Recorded information:
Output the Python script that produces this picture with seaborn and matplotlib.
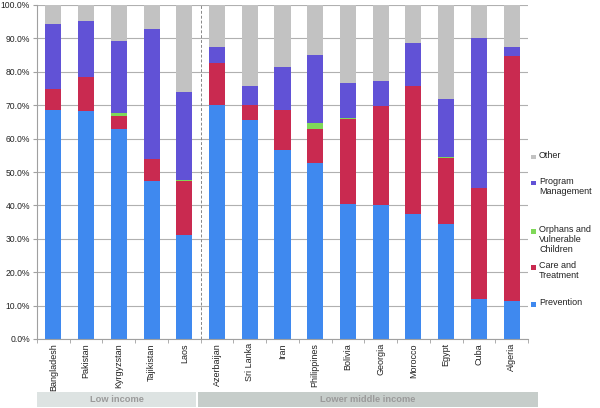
import matplotlib
matplotlib.use("Agg")
import matplotlib.pyplot as plt
from matplotlib.patches import Rectangle
from matplotlib.ticker import FixedLocator, FuncFormatter
import numpy as np
import pandas as pd
import seaborn as sns

countries = ["Bangladesh", "Pakistan", "Kyrgyzstan", "Tajikistan", "Laos",
             "Azerbaijan", "Sri Lanka", "Iran", "Philippines", "Bolivia",
             "Georgia", "Morocco", "Egypt", "Cuba", "Algeria"]
prevention = [68.5, 68.3, 63.0, 47.4, 31.2, 70.0, 65.6, 56.7, 52.7, 40.4, 40.0, 37.3, 34.4, 12.0, 11.4]
care = [6.5, 10.1, 3.9, 6.6, 16.0, 12.5, 4.6, 11.8, 10.2, 25.6, 29.8, 38.4, 19.9, 33.1, 73.2]
orphans = [0.0, 0.0, 0.8, 0.0, 0.3, 0.0, 0.0, 0.0, 1.9, 0.3, 0.0, 0.0, 0.2, 0.0, 0.0]
program = [19.3, 16.8, 21.4, 38.8, 26.4, 4.9, 5.5, 12.9, 20.2, 10.3, 7.4, 12.9, 17.4, 45.1, 2.8]
other = [5.7, 4.8, 10.9, 7.2, 26.1, 12.6, 24.3, 18.6, 15.0, 23.4, 22.8, 11.4, 28.1, 9.8, 12.6]
series_names = ["Prevention", "Care and\nTreatment", "Orphans and\nVulnerable\nChildren",
                "Program\nManagement", "Other"]
colors = ["#3f89ef", "#c92a50", "#7fd858", "#6152d6", "#c2c2c2"]
groups = ["Low income", "Lower middle income"]
group_sizes = [5, 10]

plt.rcParams["font.family"] = ["Liberation Sans", "DejaVu Sans"]
W, H = 600, 408
fig = plt.figure(figsize=(6, 4.08), dpi=100)
ax = fig.add_axes([37 / W, 1 - 339 / H, (528 - 37) / W, (339 - 5) / H])

layers = [prevention, care, orphans, program, other]
cum = np.cumsum(np.array(layers), axis=0)
for i in range(len(layers) - 1, -1, -1):
    df = pd.DataFrame({"country": countries, "value": cum[i]})
    sns.barplot(data=df, x="country", y="value", color=colors[i], width=0.49,
                saturation=1, ax=ax, zorder=3, order=countries)

ax.set_xlim(-0.5, len(countries) - 0.5)
ax.set_ylim(0, 100)
ax.set_xlabel("")
ax.set_ylabel("")
ax.set_facecolor("white")
for s in ["top", "right"]:
    ax.spines[s].set_visible(False)
for s in ["left", "bottom"]:
    ax.spines[s].set_color("#a0a0a0")
    ax.spines[s].set_linewidth(0.8)
    ax.spines[s].set_zorder(4)

ax.set_yticks(np.arange(0, 101, 10))
ax.yaxis.set_major_formatter(FuncFormatter(lambda v, p: f"{v:.1f}%"))
ax.tick_params(axis="y", labelsize=6.2, length=3, color="#a0a0a0", pad=2, labelcolor="#222222")
ax.grid(axis="y", color="#b0b0b0", linewidth=0.8, zorder=0)
ax.set_axisbelow(True)

ax.set_xticks(range(len(countries)))
ax.set_xticklabels(countries, rotation=90, fontsize=6.5, color="#222222")
ax.tick_params(axis="x", which="major", length=0, pad=3)
ax.xaxis.set_minor_locator(FixedLocator(np.arange(-0.5, len(countries), 1.0)))
ax.tick_params(axis="x", which="minor", length=3, color="#a0a0a0")

ax.axvline(group_sizes[0] - 0.5, color="#888888", linestyle=(0, (3, 2)), linewidth=0.7, zorder=2)

# group boxes below
box_specs = [(37, 196, "#dde3e2"), (198, 538, "#c6cdca")]
for (x0, x1, c), name in zip(box_specs, groups):
    fig.patches.append(Rectangle((x0 / W, 1 - 407 / H), (x1 - x0) / W, 15 / H,
                                 transform=fig.transFigure, facecolor=c, edgecolor="none"))
    fig.text((x0 + x1) / 2 / W, 1 - 399.5 / H, name, ha="center", va="center",
             fontsize=6.7, fontweight="bold", color="#9a9a9a")

# legend
leg_y = [304, 267, 231, 183, 157]
for name, c, yy in zip(series_names, colors, leg_y):
    fig.patches.append(Rectangle((531 / W, 1 - (yy + 2.5) / H), 5 / W, 5 / H,
                                 transform=fig.transFigure, facecolor=c, edgecolor="none"))
    fig.text(539 / W, 1 - (yy - 6) / H, name, ha="left", va="top", fontsize=6.5,
             color="#222222", linespacing=1.15)

fig.savefig("out.png", dpi=100)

What to work on: Return, unchanged, the lines from the first line of the material through the line that holds "import seaborn as sns", inclusive, omitting pictures.

Response to the task:
Output the Python script that produces this picture with seaborn and matplotlib.
import matplotlib
matplotlib.use("Agg")
import matplotlib.pyplot as plt
from matplotlib.patches import Rectangle
from matplotlib.ticker import FixedLocator, FuncFormatter
import numpy as np
import pandas as pd
import seaborn as sns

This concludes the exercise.